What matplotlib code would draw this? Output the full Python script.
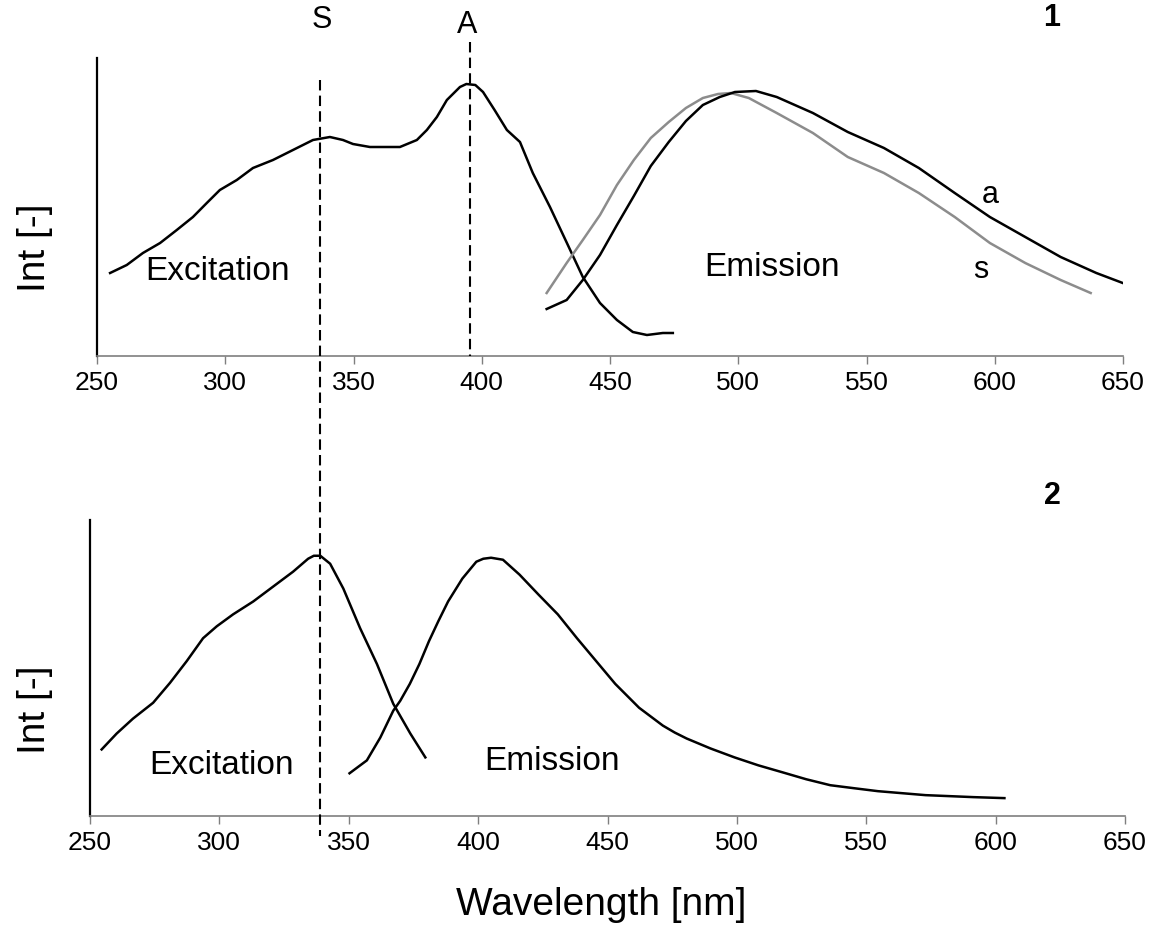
import matplotlib
matplotlib.use("Agg")
import matplotlib.pyplot as plt
from matplotlib.lines import Line2D
from matplotlib.transforms import blended_transform_factory

plt.rcParams['font.family'] = ['Liberation Sans', 'DejaVu Sans']

# ---------------- data ----------------
# Panel 1 excitation
exc1_x = [255.1, 261.6, 267.9, 274.6, 281.1, 287.4, 292.8, 297.9, 304.5, 310.8, 318.6, 326.4,
          334.2, 340.8, 345.9, 349.8, 356.4, 368.1, 374.7, 378.6, 382.5, 386.4, 391.5, 394.0,
          397.5, 400.5, 405.0, 409.8, 414.9, 419.9, 426.6, 433.2, 439.4, 446.1, 452.7, 458.9,
          464.4, 470.6, 474.5]
exc1_y = [83, 91, 103, 113, 126, 139, 153, 166, 176, 188, 196, 206,
          216, 219, 216, 212, 209, 209, 216, 226, 239, 256, 269, 272,
          271, 264, 246, 226, 214, 183, 149, 113, 79, 53, 36, 24,
          21, 23, 23]
# Panel 1 emission, sample s (grey)
ems_x = [425.3, 433.1, 439.4, 446.1, 452.7, 459.3, 465.9, 472.9, 479.6, 486.2, 492.1, 497.1,
         504.1, 515.0, 529.1, 542.7, 556.8, 570.4, 584.4, 598.1, 611.9, 625.7, 637.4]
ems_y = [63, 93, 116, 141, 171, 196, 218, 234, 248, 258, 262, 263,
         258, 243, 223, 199, 183, 163, 139, 113, 93, 76, 63]
# Panel 1 emission, sample a (black)
ema_x = [425.3, 433.1, 439.4, 446.1, 452.7, 459.3, 465.9, 472.9, 479.6, 486.2, 492.8, 498.7,
         506.9, 515.0, 529.1, 542.7, 556.8, 570.4, 584.4, 598.1, 611.9, 625.7, 639.6, 649.9]
ema_y = [47, 56, 76, 101, 131, 160, 190, 214, 235, 251, 259, 264,
         265, 259, 243, 224, 208, 188, 163, 139, 119, 99, 83, 73]
# Panel 2 excitation
exc2_x = [254.5, 260.3, 266.6, 274.4, 280.9, 287.4, 293.7, 299.0, 305.3, 313.1, 320.8, 328.5,
          334.3, 336.5, 339.0, 342.8, 347.9, 354.4, 360.9, 367.2, 373.8, 379.6]
exc2_y = [67, 83, 98, 114, 134, 156, 179, 191, 203, 216, 231, 246,
          259, 262, 262, 254, 229, 189, 153, 113, 83, 59]
# Panel 2 emission
em2_x = [350.3, 357.0, 362.2, 367.2, 369.9, 373.6, 377.3, 381.0, 384.6, 388.4, 393.9, 399.3,
         402.0, 405.0, 409.6, 416.0, 423.3, 430.8, 438.2, 445.6, 453.0, 462.2, 471.4, 476.0,
         480.6, 489.8, 499.1, 508.3, 517.6, 526.8, 536.1, 545.2, 554.5, 572.9, 591.4, 603.4]
em2_y = [43, 56, 79, 106, 116, 133, 153, 176, 196, 216, 239, 256,
         259, 260, 258, 243, 223, 203, 179, 156, 133, 109, 91, 84,
         78, 68, 59, 51, 44, 37, 31, 28, 25, 21, 19, 18]

xticks = [250, 300, 350, 400, 450, 500, 550, 600, 650]
line_S = 337.0   # nm, dashed line S
line_A = 395.4   # nm, dashed line A

# ---------------- figure ----------------
W, H = 1155, 943
fig = plt.figure(figsize=(W / 100, H / 100), dpi=100)

def px_axes(l, r, t, b):
    return fig.add_axes([l / W, 1 - b / H, (r - l) / W, (b - t) / H])

ax1 = px_axes(97, 1123, 58, 356)
ax2 = px_axes(90, 1125, 520, 816)

for ax in (ax1, ax2):
    ax.set_xlim(250, 650)
    ax.set_ylim(0, 298)
    ax.set_xticks(xticks)
    ax.set_xticklabels([str(t) for t in xticks], fontsize=19)
    ax.set_yticks([])
    for s in ('top', 'right'):
        ax.spines[s].set_visible(False)
    ax.spines['left'].set_color('black')
    ax.spines['left'].set_linewidth(1.6)
    ax.spines['bottom'].set_color('#7f7f7f')
    ax.spines['bottom'].set_linewidth(1.2)
    ax.tick_params(axis='x', direction='out', length=5.5, width=1.0,
                   color='#7f7f7f', pad=5, labelcolor='black')
    ax.patch.set_alpha(0)

lw = 1.8
ax1.plot(exc1_x, exc1_y, color='black', lw=lw)
ax1.plot(ems_x, ems_y, color='#8c8c8c', lw=lw)
ax1.plot(ema_x, ema_y, color='black', lw=lw)
ax2.plot(exc2_x, exc2_y, color='black', lw=lw)
ax2.plot(em2_x, em2_y, color='black', lw=lw)

# dashed marker lines
tS = blended_transform_factory(ax1.transData, fig.transFigure)
fig.add_artist(Line2D([line_S, line_S], [1 - 80 / H, 1 - 836 / H], transform=tS,
                      color='black', lw=1.5, linestyle=(0, (5, 2.5))))
fig.add_artist(Line2D([line_A, line_A], [1 - 42 / H, 1 - 356 / H], transform=tS,
                      color='black', lw=1.5, linestyle=(0, (5, 2.5))))

def ftxt(x, y, s, **kw):
    fig.text(x / W, 1 - y / H, s, ha='center', va='center', **kw)

ftxt(322, 20, 'S', fontsize=22)
ftxt(467, 25, 'A', fontsize=22)
ftxt(1052, 18, '1', fontsize=22, fontweight='bold')
ftxt(1052, 496, '2', fontsize=22, fontweight='bold')
ftxt(218, 272, 'Excitation', fontsize=24)
ftxt(772, 267, 'Emission', fontsize=24)
ftxt(222, 765, 'Excitation', fontsize=24)
ftxt(552, 762, 'Emission', fontsize=24)
ftxt(990, 195, 'a', fontsize=22)
ftxt(981, 270, 's', fontsize=22)
ftxt(35, 248, 'Int [-]', fontsize=28, rotation=90)
ftxt(35, 710, 'Int [-]', fontsize=28, rotation=90)
ftxt(601, 905, 'Wavelength [nm]', fontsize=28)

fig.savefig('out.png', dpi=100)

□ □ □ □ □

- **EXERCISE**
Please reproduce the listing exactly from its opening line through the line that contains "plt.rcParams['font.family'] = ['Liberation", both included, with all pictures omitted.

- **CORRECT ANSWER**
What matplotlib code would draw this? Output the full Python script.
import matplotlib
matplotlib.use("Agg")
import matplotlib.pyplot as plt
from matplotlib.lines import Line2D
from matplotlib.transforms import blended_transform_factory

plt.rcParams['font.family'] = ['Liberation Sans', 'DejaVu Sans']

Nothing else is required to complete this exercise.